Per ora non piove. Il passo oggi è veramente tranquillo, adatto alla giornata poco stimolante e alla giusta attesa di un convalescente in lenta ripresa. Le pendenze morbide ed un tratto finale pianeggiante, quando entriamo nel bosco di faggi, fanno sì che si arrivi all’Alpe Pluni, 1454, in poco meno di due ore e con scarsissima fatica. Siamo passati anche oggi, prima di arrivare qui, di fianco al faggio e al larice con le radici in comune, due fratelli gemelli abbracciati, meraviglie della natura.

Persino loro “ce la fanno”. Solo l’homo sapiens continua a “non farcela”. Con calma ripartiamo verso la meta, senza grande entusiasmo. Il sentiero S14, diretto a sud, inizia in piano costeggiando per un breve tratto la gippabile che sale dal fondovalle. Sale poi dolcemente nel bosco di faggi, dal quale si passa ad un bosco basso dove trionfa il Pino Mugo. Troviamo una fontana. Proseguendo diritti sul sentiero S14 si salirebbe lungo la via cosiddetta “normale”, percorsa lo scorso anno e che seguiremo al ritorno. Noi teniamo la sinistra ed arriviamo ad un ripiano su cui si trova una baita diroccata: siamo all’Alpetta. Il sentiero non segnalato ma evidente prosegue in leggera salita verso nord est, poi vira decisamente a sud, diventa molto ripido e ci porta alla croce di vetta, 1703 (quasi tre quarti d’ora da Pluni).
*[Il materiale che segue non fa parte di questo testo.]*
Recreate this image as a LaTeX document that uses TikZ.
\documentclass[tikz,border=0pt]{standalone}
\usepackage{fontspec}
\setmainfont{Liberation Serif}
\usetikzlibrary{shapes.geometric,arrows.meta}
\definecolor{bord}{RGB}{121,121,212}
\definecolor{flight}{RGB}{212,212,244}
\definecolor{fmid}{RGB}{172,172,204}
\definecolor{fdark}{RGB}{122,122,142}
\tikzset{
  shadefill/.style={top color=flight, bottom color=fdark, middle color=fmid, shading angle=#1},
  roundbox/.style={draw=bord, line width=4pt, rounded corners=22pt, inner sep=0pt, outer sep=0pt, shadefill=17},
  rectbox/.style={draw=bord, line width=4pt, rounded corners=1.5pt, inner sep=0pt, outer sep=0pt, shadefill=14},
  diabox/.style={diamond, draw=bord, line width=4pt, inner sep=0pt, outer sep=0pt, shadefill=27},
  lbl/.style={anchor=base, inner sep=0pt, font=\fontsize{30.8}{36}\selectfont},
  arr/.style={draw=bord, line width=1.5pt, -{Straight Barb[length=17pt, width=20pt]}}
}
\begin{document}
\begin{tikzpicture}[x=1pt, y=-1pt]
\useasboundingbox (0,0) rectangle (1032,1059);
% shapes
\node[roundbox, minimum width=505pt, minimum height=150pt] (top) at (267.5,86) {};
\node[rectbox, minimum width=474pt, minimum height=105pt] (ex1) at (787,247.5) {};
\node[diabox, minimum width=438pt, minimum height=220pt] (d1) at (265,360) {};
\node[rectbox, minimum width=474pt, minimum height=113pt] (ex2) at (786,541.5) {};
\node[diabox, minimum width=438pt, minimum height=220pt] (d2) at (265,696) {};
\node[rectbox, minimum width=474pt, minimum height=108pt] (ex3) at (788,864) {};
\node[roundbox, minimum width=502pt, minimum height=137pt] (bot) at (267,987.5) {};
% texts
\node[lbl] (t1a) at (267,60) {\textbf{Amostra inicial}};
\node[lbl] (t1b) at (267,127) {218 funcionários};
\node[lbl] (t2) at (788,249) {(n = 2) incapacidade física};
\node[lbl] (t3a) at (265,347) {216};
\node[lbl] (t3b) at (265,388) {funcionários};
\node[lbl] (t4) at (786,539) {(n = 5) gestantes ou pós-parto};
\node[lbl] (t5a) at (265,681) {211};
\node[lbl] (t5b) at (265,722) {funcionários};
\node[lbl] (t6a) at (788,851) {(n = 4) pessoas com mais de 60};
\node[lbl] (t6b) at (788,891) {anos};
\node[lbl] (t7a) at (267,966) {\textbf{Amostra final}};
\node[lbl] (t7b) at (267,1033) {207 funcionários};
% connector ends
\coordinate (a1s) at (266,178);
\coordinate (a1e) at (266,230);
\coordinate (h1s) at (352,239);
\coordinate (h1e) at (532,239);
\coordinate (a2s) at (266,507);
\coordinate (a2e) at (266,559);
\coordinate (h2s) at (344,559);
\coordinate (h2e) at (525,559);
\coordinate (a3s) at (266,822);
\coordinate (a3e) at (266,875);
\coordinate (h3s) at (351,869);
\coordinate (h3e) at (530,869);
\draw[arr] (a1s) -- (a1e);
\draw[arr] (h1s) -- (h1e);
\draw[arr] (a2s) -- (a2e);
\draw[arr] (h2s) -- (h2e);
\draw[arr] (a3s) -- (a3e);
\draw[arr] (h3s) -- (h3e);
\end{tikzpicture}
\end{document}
L’assenza, per ora, di depositi ovini e caprini incoraggia alcuni temerari alla raccolta di spinaci selvatici, mentre riprende a piovere.

Il libro di vetta è inzuppato d’acqua e inutilizzabile. Su terreno ancora impervio e bagnato iniziamo la discesa sul sentiero S14b verso sud ovest. Parlare di punti cardinali e di orientamento con questa visibilità è facile solo il giorno dopo, in poltrona e con la cartina in mano.

Per fortuna c’è la tecnologia, siamo in tanti, su sentieri evidenti e con molti punti di riferimento. Su terreno diverso, a quote superiori e senza riferimenti, nelle condizioni di oggi la soluzione migliore sarebbe quella di starsene a casa. Adesso è meglio bagnarsi un po’, ma avere le mani libere e rinunciare agli ombrelli. In breve torniamo nel bosco di faggi, sul sentiero S14 al bivio per Monte Vecchio, Cursolo e Orasso, a sinistra.

Noi teniamo la destra e torniamo a Pluni per asciugarci e pranzare nella baita – rifugio (mezz’ora). Nella baita vicina il nonno della giovanissima che ci ha guidati ci prepara un buon caffè. Lungo il sentiero del mattino torniamo a Finero (un’ora e un quarto), accompagnati da sprazzi di sole. A casa della seconda badante vigezzina diplomata, anch’essa entrata l’anno scorso nel gruppo ed ora altro pilastro insostituibile, chiudiamo in bellezza la giornata.